All material below is to be reproduced exactly.
>> START
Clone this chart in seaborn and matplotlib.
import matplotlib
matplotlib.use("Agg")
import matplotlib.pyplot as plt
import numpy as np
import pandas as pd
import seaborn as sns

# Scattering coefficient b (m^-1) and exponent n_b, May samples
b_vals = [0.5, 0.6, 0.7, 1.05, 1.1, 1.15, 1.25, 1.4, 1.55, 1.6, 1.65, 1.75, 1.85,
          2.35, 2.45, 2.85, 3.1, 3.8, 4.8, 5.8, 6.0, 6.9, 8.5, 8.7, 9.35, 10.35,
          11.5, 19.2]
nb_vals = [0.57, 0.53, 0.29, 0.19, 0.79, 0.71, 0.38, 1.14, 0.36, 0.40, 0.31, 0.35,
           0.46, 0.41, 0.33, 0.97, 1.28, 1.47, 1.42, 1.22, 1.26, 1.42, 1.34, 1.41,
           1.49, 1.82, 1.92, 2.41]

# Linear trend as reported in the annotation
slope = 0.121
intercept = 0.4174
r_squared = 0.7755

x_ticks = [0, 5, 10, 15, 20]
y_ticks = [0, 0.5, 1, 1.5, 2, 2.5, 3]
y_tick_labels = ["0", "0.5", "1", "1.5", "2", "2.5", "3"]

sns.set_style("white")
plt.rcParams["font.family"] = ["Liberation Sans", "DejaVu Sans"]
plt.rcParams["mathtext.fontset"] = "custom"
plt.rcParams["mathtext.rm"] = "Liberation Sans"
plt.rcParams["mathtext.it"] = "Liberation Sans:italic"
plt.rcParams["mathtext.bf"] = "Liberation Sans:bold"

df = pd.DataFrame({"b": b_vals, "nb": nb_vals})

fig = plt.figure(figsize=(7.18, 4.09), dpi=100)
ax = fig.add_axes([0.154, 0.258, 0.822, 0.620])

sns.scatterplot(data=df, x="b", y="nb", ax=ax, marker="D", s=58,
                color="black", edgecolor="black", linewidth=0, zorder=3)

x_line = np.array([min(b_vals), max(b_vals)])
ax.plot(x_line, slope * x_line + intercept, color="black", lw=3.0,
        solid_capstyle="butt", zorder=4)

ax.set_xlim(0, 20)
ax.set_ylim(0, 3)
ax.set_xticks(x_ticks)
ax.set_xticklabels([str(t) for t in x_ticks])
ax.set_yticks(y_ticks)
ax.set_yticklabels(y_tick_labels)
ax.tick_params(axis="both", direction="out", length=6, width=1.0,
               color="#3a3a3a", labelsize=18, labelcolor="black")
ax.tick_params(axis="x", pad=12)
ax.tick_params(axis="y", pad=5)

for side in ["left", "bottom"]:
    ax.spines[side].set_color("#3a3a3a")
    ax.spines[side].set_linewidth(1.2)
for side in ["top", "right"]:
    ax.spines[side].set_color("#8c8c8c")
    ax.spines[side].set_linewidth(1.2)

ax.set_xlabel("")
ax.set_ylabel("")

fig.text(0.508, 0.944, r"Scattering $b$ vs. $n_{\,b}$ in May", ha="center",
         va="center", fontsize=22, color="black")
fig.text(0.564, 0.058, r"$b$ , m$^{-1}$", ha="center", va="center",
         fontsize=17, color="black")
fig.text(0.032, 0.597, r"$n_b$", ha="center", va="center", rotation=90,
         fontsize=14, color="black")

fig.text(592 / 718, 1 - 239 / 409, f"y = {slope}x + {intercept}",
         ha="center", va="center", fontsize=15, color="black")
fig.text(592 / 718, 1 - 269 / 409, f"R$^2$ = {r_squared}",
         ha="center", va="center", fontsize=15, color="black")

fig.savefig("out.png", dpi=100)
>> END
:: Worked answer ::
Clone this chart in seaborn and matplotlib.
import matplotlib
matplotlib.use("Agg")
import matplotlib.pyplot as plt
import numpy as np
import pandas as pd
import seaborn as sns

# Scattering coefficient b (m^-1) and exponent n_b, May samples
b_vals = [0.5, 0.6, 0.7, 1.05, 1.1, 1.15, 1.25, 1.4, 1.55, 1.6, 1.65, 1.75, 1.85,
          2.35, 2.45, 2.85, 3.1, 3.8, 4.8, 5.8, 6.0, 6.9, 8.5, 8.7, 9.35, 10.35,
          11.5, 19.2]
nb_vals = [0.57, 0.53, 0.29, 0.19, 0.79, 0.71, 0.38, 1.14, 0.36, 0.40, 0.31, 0.35,
           0.46, 0.41, 0.33, 0.97, 1.28, 1.47, 1.42, 1.22, 1.26, 1.42, 1.34, 1.41,
           1.49, 1.82, 1.92, 2.41]

# Linear trend as reported in the annotation
slope = 0.121
intercept = 0.4174
r_squared = 0.7755

x_ticks = [0, 5, 10, 15, 20]
y_ticks = [0, 0.5, 1, 1.5, 2, 2.5, 3]
y_tick_labels = ["0", "0.5", "1", "1.5", "2", "2.5", "3"]

sns.set_style("white")
plt.rcParams["font.family"] = ["Liberation Sans", "DejaVu Sans"]
plt.rcParams["mathtext.fontset"] = "custom"
plt.rcParams["mathtext.rm"] = "Liberation Sans"
plt.rcParams["mathtext.it"] = "Liberation Sans:italic"
plt.rcParams["mathtext.bf"] = "Liberation Sans:bold"

df = pd.DataFrame({"b": b_vals, "nb": nb_vals})

fig = plt.figure(figsize=(7.18, 4.09), dpi=100)
ax = fig.add_axes([0.154, 0.258, 0.822, 0.620])

sns.scatterplot(data=df, x="b", y="nb", ax=ax, marker="D", s=58,
                color="black", edgecolor="black", linewidth=0, zorder=3)

x_line = np.array([min(b_vals), max(b_vals)])
ax.plot(x_line, slope * x_line + intercept, color="black", lw=3.0,
        solid_capstyle="butt", zorder=4)

ax.set_xlim(0, 20)
ax.set_ylim(0, 3)
ax.set_xticks(x_ticks)
ax.set_xticklabels([str(t) for t in x_ticks])
ax.set_yticks(y_ticks)
ax.set_yticklabels(y_tick_labels)
ax.tick_params(axis="both", direction="out", length=6, width=1.0,
               color="#3a3a3a", labelsize=18, labelcolor="black")
ax.tick_params(axis="x", pad=12)
ax.tick_params(axis="y", pad=5)

for side in ["left", "bottom"]:
    ax.spines[side].set_color("#3a3a3a")
    ax.spines[side].set_linewidth(1.2)
for side in ["top", "right"]:
    ax.spines[side].set_color("#8c8c8c")
    ax.spines[side].set_linewidth(1.2)

ax.set_xlabel("")
ax.set_ylabel("")

fig.text(0.508, 0.944, r"Scattering $b$ vs. $n_{\,b}$ in May", ha="center",
         va="center", fontsize=22, color="black")
fig.text(0.564, 0.058, r"$b$ , m$^{-1}$", ha="center", va="center",
         fontsize=17, color="black")
fig.text(0.032, 0.597, r"$n_b$", ha="center", va="center", rotation=90,
         fontsize=14, color="black")

fig.text(592 / 718, 1 - 239 / 409, f"y = {slope}x + {intercept}",
         ha="center", va="center", fontsize=15, color="black")
fig.text(592 / 718, 1 - 269 / 409, f"R$^2$ = {r_squared}",
         ha="center", va="center", fontsize=15, color="black")

fig.savefig("out.png", dpi=100)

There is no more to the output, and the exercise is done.